Entries with chart source code
BEGIN

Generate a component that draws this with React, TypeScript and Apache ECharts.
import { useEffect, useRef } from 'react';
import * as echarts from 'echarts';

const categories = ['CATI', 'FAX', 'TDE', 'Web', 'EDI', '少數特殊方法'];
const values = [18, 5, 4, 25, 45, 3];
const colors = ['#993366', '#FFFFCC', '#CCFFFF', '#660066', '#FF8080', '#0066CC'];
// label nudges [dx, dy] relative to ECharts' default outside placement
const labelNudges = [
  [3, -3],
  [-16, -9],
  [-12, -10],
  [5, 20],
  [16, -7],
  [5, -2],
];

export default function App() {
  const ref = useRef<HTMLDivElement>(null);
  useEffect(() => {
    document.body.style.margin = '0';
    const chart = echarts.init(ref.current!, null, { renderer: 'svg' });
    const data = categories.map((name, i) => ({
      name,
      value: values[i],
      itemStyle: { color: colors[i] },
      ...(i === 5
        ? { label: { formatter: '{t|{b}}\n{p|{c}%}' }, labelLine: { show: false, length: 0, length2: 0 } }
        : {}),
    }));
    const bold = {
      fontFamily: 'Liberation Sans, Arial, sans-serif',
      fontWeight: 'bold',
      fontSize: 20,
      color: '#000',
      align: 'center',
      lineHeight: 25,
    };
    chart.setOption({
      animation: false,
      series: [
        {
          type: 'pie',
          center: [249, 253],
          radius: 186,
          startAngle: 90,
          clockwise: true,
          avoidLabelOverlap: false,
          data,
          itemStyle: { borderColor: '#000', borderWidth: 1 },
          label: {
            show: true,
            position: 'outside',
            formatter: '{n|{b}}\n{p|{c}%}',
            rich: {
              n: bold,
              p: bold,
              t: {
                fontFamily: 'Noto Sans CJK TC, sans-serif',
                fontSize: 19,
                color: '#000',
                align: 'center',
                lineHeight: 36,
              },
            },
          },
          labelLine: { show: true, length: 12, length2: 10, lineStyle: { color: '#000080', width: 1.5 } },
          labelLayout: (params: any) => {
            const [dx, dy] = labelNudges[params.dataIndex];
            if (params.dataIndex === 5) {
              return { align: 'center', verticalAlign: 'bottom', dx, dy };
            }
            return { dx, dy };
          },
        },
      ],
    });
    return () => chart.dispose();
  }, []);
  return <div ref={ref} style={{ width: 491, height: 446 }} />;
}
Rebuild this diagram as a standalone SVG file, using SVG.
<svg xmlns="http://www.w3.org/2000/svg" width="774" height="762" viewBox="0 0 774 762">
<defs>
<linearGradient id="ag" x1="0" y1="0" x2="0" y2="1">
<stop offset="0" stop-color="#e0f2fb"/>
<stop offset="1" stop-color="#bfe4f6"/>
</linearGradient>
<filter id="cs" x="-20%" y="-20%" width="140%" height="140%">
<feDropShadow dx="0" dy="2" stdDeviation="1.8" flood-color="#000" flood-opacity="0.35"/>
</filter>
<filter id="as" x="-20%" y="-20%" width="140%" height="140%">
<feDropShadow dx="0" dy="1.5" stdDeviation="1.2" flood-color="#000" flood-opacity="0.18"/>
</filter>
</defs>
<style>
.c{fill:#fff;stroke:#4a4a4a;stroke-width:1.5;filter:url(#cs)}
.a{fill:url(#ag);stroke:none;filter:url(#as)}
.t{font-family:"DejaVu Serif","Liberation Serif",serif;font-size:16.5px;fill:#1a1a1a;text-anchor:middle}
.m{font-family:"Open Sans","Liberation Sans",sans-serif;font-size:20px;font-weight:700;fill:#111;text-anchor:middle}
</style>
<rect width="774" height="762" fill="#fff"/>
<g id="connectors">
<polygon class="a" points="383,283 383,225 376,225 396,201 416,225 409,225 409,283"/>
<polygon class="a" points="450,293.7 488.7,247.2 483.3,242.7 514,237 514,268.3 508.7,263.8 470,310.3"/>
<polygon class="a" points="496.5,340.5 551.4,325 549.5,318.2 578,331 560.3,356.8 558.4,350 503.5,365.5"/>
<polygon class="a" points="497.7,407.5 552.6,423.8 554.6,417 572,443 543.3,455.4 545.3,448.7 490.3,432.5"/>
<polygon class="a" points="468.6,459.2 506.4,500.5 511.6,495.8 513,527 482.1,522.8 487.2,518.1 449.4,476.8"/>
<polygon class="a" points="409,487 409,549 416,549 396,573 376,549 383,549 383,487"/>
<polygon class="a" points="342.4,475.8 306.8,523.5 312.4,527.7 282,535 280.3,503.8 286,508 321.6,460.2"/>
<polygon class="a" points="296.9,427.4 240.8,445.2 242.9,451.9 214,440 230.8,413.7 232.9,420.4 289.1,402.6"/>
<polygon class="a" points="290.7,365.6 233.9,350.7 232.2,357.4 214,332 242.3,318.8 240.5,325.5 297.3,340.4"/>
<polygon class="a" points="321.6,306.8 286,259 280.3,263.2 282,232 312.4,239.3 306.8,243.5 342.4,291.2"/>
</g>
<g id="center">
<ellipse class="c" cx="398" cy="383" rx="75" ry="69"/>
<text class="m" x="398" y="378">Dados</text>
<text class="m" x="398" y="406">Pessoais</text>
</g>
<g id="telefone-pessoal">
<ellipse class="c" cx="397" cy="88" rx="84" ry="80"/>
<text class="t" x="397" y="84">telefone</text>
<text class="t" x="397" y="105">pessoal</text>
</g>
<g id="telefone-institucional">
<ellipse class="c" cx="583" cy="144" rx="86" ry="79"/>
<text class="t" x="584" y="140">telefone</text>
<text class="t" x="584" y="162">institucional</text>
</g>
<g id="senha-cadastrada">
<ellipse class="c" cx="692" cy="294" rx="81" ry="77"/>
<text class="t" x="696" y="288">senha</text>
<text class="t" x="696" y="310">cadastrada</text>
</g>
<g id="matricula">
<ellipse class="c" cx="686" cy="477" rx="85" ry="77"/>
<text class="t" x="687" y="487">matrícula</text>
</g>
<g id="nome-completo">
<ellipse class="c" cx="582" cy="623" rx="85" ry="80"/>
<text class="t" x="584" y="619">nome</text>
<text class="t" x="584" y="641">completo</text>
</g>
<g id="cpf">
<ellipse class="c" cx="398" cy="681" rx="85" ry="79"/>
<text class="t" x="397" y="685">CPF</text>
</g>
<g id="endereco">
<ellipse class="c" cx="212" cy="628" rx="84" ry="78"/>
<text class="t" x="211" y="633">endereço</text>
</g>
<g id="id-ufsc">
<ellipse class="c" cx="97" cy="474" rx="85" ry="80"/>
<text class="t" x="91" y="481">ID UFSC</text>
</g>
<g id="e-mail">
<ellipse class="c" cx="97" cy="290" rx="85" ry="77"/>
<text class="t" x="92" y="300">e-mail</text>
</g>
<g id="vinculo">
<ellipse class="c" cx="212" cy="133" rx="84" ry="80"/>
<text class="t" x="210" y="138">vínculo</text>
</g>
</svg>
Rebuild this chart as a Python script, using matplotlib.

END

▶ [Your instructions] Reproduce each entry above exactly, keeping every word.

▶ [The response]
Generate a component that draws this with React, TypeScript and Apache ECharts.
import { useEffect, useRef } from 'react';
import * as echarts from 'echarts';

const categories = ['CATI', 'FAX', 'TDE', 'Web', 'EDI', '少數特殊方法'];
const values = [18, 5, 4, 25, 45, 3];
const colors = ['#993366', '#FFFFCC', '#CCFFFF', '#660066', '#FF8080', '#0066CC'];
// label nudges [dx, dy] relative to ECharts' default outside placement
const labelNudges = [
  [3, -3],
  [-16, -9],
  [-12, -10],
  [5, 20],
  [16, -7],
  [5, -2],
];

export default function App() {
  const ref = useRef<HTMLDivElement>(null);
  useEffect(() => {
    document.body.style.margin = '0';
    const chart = echarts.init(ref.current!, null, { renderer: 'svg' });
    const data = categories.map((name, i) => ({
      name,
      value: values[i],
      itemStyle: { color: colors[i] },
      ...(i === 5
        ? { label: { formatter: '{t|{b}}\n{p|{c}%}' }, labelLine: { show: false, length: 0, length2: 0 } }
        : {}),
    }));
    const bold = {
      fontFamily: 'Liberation Sans, Arial, sans-serif',
      fontWeight: 'bold',
      fontSize: 20,
      color: '#000',
      align: 'center',
      lineHeight: 25,
    };
    chart.setOption({
      animation: false,
      series: [
        {
          type: 'pie',
          center: [249, 253],
          radius: 186,
          startAngle: 90,
          clockwise: true,
          avoidLabelOverlap: false,
          data,
          itemStyle: { borderColor: '#000', borderWidth: 1 },
          label: {
            show: true,
            position: 'outside',
            formatter: '{n|{b}}\n{p|{c}%}',
            rich: {
              n: bold,
              p: bold,
              t: {
                fontFamily: 'Noto Sans CJK TC, sans-serif',
                fontSize: 19,
                color: '#000',
                align: 'center',
                lineHeight: 36,
              },
            },
          },
          labelLine: { show: true, length: 12, length2: 10, lineStyle: { color: '#000080', width: 1.5 } },
          labelLayout: (params: any) => {
            const [dx, dy] = labelNudges[params.dataIndex];
            if (params.dataIndex === 5) {
              return { align: 'center', verticalAlign: 'bottom', dx, dy };
            }
            return { dx, dy };
          },
        },
      ],
    });
    return () => chart.dispose();
  }, []);
  return <div ref={ref} style={{ width: 491, height: 446 }} />;
}
Rebuild this diagram as a standalone SVG file, using SVG.
<svg xmlns="http://www.w3.org/2000/svg" width="774" height="762" viewBox="0 0 774 762">
<defs>
<linearGradient id="ag" x1="0" y1="0" x2="0" y2="1">
<stop offset="0" stop-color="#e0f2fb"/>
<stop offset="1" stop-color="#bfe4f6"/>
</linearGradient>
<filter id="cs" x="-20%" y="-20%" width="140%" height="140%">
<feDropShadow dx="0" dy="2" stdDeviation="1.8" flood-color="#000" flood-opacity="0.35"/>
</filter>
<filter id="as" x="-20%" y="-20%" width="140%" height="140%">
<feDropShadow dx="0" dy="1.5" stdDeviation="1.2" flood-color="#000" flood-opacity="0.18"/>
</filter>
</defs>
<style>
.c{fill:#fff;stroke:#4a4a4a;stroke-width:1.5;filter:url(#cs)}
.a{fill:url(#ag);stroke:none;filter:url(#as)}
.t{font-family:"DejaVu Serif","Liberation Serif",serif;font-size:16.5px;fill:#1a1a1a;text-anchor:middle}
.m{font-family:"Open Sans","Liberation Sans",sans-serif;font-size:20px;font-weight:700;fill:#111;text-anchor:middle}
</style>
<rect width="774" height="762" fill="#fff"/>
<g id="connectors">
<polygon class="a" points="383,283 383,225 376,225 396,201 416,225 409,225 409,283"/>
<polygon class="a" points="450,293.7 488.7,247.2 483.3,242.7 514,237 514,268.3 508.7,263.8 470,310.3"/>
<polygon class="a" points="496.5,340.5 551.4,325 549.5,318.2 578,331 560.3,356.8 558.4,350 503.5,365.5"/>
<polygon class="a" points="497.7,407.5 552.6,423.8 554.6,417 572,443 543.3,455.4 545.3,448.7 490.3,432.5"/>
<polygon class="a" points="468.6,459.2 506.4,500.5 511.6,495.8 513,527 482.1,522.8 487.2,518.1 449.4,476.8"/>
<polygon class="a" points="409,487 409,549 416,549 396,573 376,549 383,549 383,487"/>
<polygon class="a" points="342.4,475.8 306.8,523.5 312.4,527.7 282,535 280.3,503.8 286,508 321.6,460.2"/>
<polygon class="a" points="296.9,427.4 240.8,445.2 242.9,451.9 214,440 230.8,413.7 232.9,420.4 289.1,402.6"/>
<polygon class="a" points="290.7,365.6 233.9,350.7 232.2,357.4 214,332 242.3,318.8 240.5,325.5 297.3,340.4"/>
<polygon class="a" points="321.6,306.8 286,259 280.3,263.2 282,232 312.4,239.3 306.8,243.5 342.4,291.2"/>
</g>
<g id="center">
<ellipse class="c" cx="398" cy="383" rx="75" ry="69"/>
<text class="m" x="398" y="378">Dados</text>
<text class="m" x="398" y="406">Pessoais</text>
</g>
<g id="telefone-pessoal">
<ellipse class="c" cx="397" cy="88" rx="84" ry="80"/>
<text class="t" x="397" y="84">telefone</text>
<text class="t" x="397" y="105">pessoal</text>
</g>
<g id="telefone-institucional">
<ellipse class="c" cx="583" cy="144" rx="86" ry="79"/>
<text class="t" x="584" y="140">telefone</text>
<text class="t" x="584" y="162">institucional</text>
</g>
<g id="senha-cadastrada">
<ellipse class="c" cx="692" cy="294" rx="81" ry="77"/>
<text class="t" x="696" y="288">senha</text>
<text class="t" x="696" y="310">cadastrada</text>
</g>
<g id="matricula">
<ellipse class="c" cx="686" cy="477" rx="85" ry="77"/>
<text class="t" x="687" y="487">matrícula</text>
</g>
<g id="nome-completo">
<ellipse class="c" cx="582" cy="623" rx="85" ry="80"/>
<text class="t" x="584" y="619">nome</text>
<text class="t" x="584" y="641">completo</text>
</g>
<g id="cpf">
<ellipse class="c" cx="398" cy="681" rx="85" ry="79"/>
<text class="t" x="397" y="685">CPF</text>
</g>
<g id="endereco">
<ellipse class="c" cx="212" cy="628" rx="84" ry="78"/>
<text class="t" x="211" y="633">endereço</text>
</g>
<g id="id-ufsc">
<ellipse class="c" cx="97" cy="474" rx="85" ry="80"/>
<text class="t" x="91" y="481">ID UFSC</text>
</g>
<g id="e-mail">
<ellipse class="c" cx="97" cy="290" rx="85" ry="77"/>
<text class="t" x="92" y="300">e-mail</text>
</g>
<g id="vinculo">
<ellipse class="c" cx="212" cy="133" rx="84" ry="80"/>
<text class="t" x="210" y="138">vínculo</text>
</g>
</svg>
Rebuild this chart as a Python script, using matplotlib.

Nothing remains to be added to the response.